Natural skin care and cosmetics products are arranged on a white table.

Image source: Getty Images.

Other important details:

  • Gross margin declined by 210 basis points in the fourth quarter against the prior-year quarter, to 76.7%, while operating margin dipped by 240 basis points, to 6%. Both gross margin and operating margin were partially impacted by charges taken as part of the company's multiyear cost-cutting and productivity initiative, Leading Beauty Forward.
  • Management revised its estimate of cumulative restructuring and other charges related to Leading Beauty Forward from between $900 million and $950 million to between $950 million and $990 million. The company also boosted its estimated annual cost savings and other benefits from the program (which will be substantially complete by fiscal 2021) from between $350 million and $450 million to between $425 million and $475 million.

What management had to say

In Estee Lauder's earnings press release, CEO Fabrizio Freda highlighted numerous factors undergirding the company's successful fiscal year, in which sales increased by 9% while operating income rose by 13%:

Many engines drove our growth. They included: nearly every market in the Asia/Pacific region and many other important emerging markets around the world; our skin care category in every region; the travel retail and online channels globally; and compelling innovations and high-quality products, which drove strong repeat purchases. Globally, three of our four largest brands grew strongly as did many of our small and mid-sized brands.

Freda also commented on the organization's high-end cosmetics sales in Asia/Pacific, which proved its biggest performance catalyst this year:

Prestige beauty continues to be one of the most desirable consumer sectors. As the best diversified pure play in the industry, we are uniquely positioned to capture global share. In fiscal 2020, we plan to continue to invest in the most compelling opportunities, including those in emerging markets beyond China. We expect another year of strong net sales growth, margin improvement and a double-digit increase in earnings per share.

Looking forward

Looking ahead to the next reporting period, for the first quarter of fiscal 2020, Estee Lauder is expecting sales growth of 9% to 10% against the first quarter of 2019. Management anticipates that diluted earnings per share (EPS) will land between $1.48 and $1.52, representing growth of 12% at the midpoint of the range.

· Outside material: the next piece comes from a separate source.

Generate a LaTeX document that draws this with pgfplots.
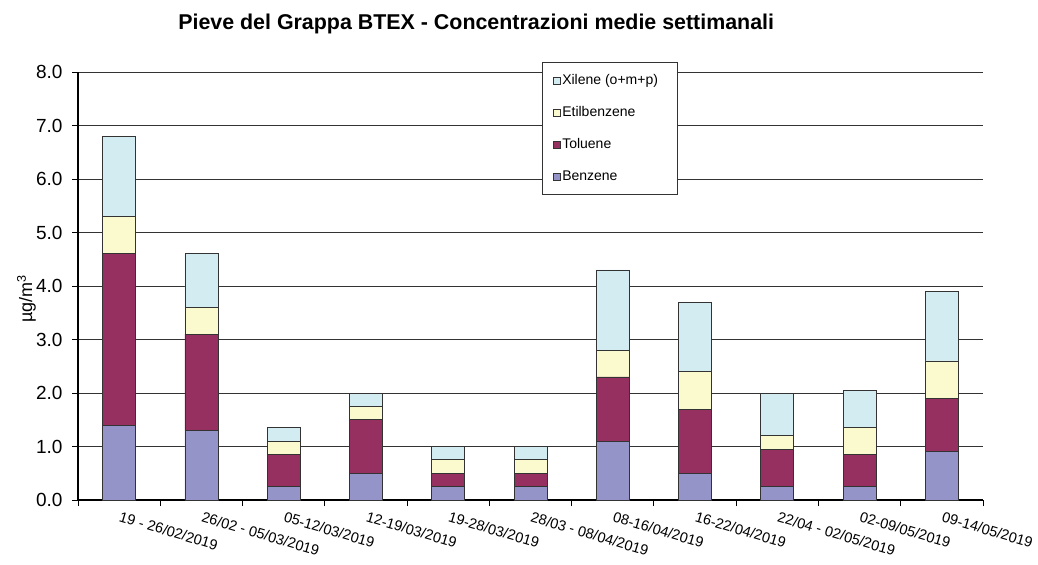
\documentclass[border=0pt]{standalone}
\usepackage{pgfplots}
\usepackage{pgfplotstable}
\pgfplotsset{compat=1.18}
\usepackage{fontspec}
\setmainfont{Liberation Sans}
\definecolor{benz}{RGB}{148,148,200}
\definecolor{tol}{RGB}{150,48,96}
\definecolor{etil}{RGB}{250,250,206}
\definecolor{xil}{RGB}{210,236,242}
\pgfplotstableread{
x benz tol etil xil
0.5 1.40 3.20 0.70 1.50
1.5 1.30 1.80 0.50 1.00
2.5 0.25 0.60 0.25 0.25
3.5 0.50 1.00 0.25 0.25
4.5 0.25 0.25 0.25 0.25
5.5 0.25 0.25 0.25 0.25
6.5 1.10 1.20 0.50 1.50
7.5 0.50 1.20 0.70 1.30
8.5 0.25 0.70 0.25 0.80
9.5 0.25 0.60 0.50 0.70
10.5 0.90 1.00 0.70 1.30
}\data
\begin{document}
\begin{tikzpicture}
\path[use as bounding box] (-78bp,-65bp) rectangle (960bp,500bp);
\begin{axis}[
  at={(0,0)}, anchor=south west,
  scale only axis, width=905bp, height=428bp,
  ybar stacked, bar width=33bp,
  xmin=0, xmax=11, ymin=0, ymax=8,
  axis lines*=left,
  axis line style={black, line width=1.3bp},
  tick align=outside,
  major tick length=6bp,
  tick style={black, line width=0.9bp},
  xtick={0,...,11},
  xticklabels={19 - 26/02/2019, 26/02 - 05/03/2019, 05-12/03/2019, 12-19/03/2019, 19-28/03/2019, 28/03 - 08/04/2019, 08-16/04/2019, 16-22/04/2019, 22/04 - 02/05/2019, 02-09/05/2019, 09-14/05/2019, {}},
  xticklabel style={font=\fontsize{14.5bp}{16bp}\selectfont, anchor=north west, xshift=41.1bp, yshift=-1bp, rotate=-16.5},
  ytick={0,...,8},
  yticklabel style={font=\fontsize{19bp}{21bp}\selectfont, xshift=-6bp, /pgf/number format/.cd, fixed, fixed zerofill, precision=1, assume math mode=true},
  ymajorgrids,
  grid style={black!80, line width=0.9bp},
  ylabel={µg/m\textsuperscript{3}},
  ylabel style={font=\fontsize{18bp}{20bp}\selectfont, at={(axis description cs:-0.057,0.47)}, anchor=center},
  title={Pieve del Grappa BTEX - Concentrazioni medie settimanali},
  title style={font=\bfseries\fontsize{21.4bp}{24bp}\selectfont, at={(axis description cs:0.44,1.099)}, anchor=center},
  every axis plot/.append style={draw=black!80, line width=0.8bp},
  legend image code/.code={\draw[#1, line width=0.6bp] (0bp,-4bp) rectangle (7.5bp,3.5bp);},
  reverse legend,
  legend cell align=left,
  legend style={at={(axis description cs:0.513,1.023)}, anchor=north west, draw=black!80, line width=0.8bp, fill=white,
    font=\fontsize{14bp}{16bp}\selectfont, inner xsep=10bp, inner ysep=2bp, row sep=0bp,
    nodes={minimum height=32bp, inner xsep=1.5bp}},
]
\addplot[fill=benz] table[x=x, y=benz] {\data};
\addlegendentry{Benzene}
\addplot[fill=tol] table[x=x, y=tol] {\data};
\addlegendentry{Toluene}
\addplot[fill=etil] table[x=x, y=etil] {\data};
\addlegendentry{Etilbenzene}
\addplot[fill=xil] table[x=x, y=xil] {\data};
\addlegendentry{Xilene (o+m+p)\kern8bp}
\end{axis}
\end{tikzpicture}
\end{document}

For the full fiscal 2020 year, management foresees revenue expansion of 7% to 8% versus fiscal 2019, which falls at the high end of the organization's long-term growth target of 6% to 8%. As for full-year earnings, Estee Lauder is targeting diluted EPS of between $5.62 and $5.74, which, if achieved, will generate growth of 18% against the $4.82 earned in fiscal 2019.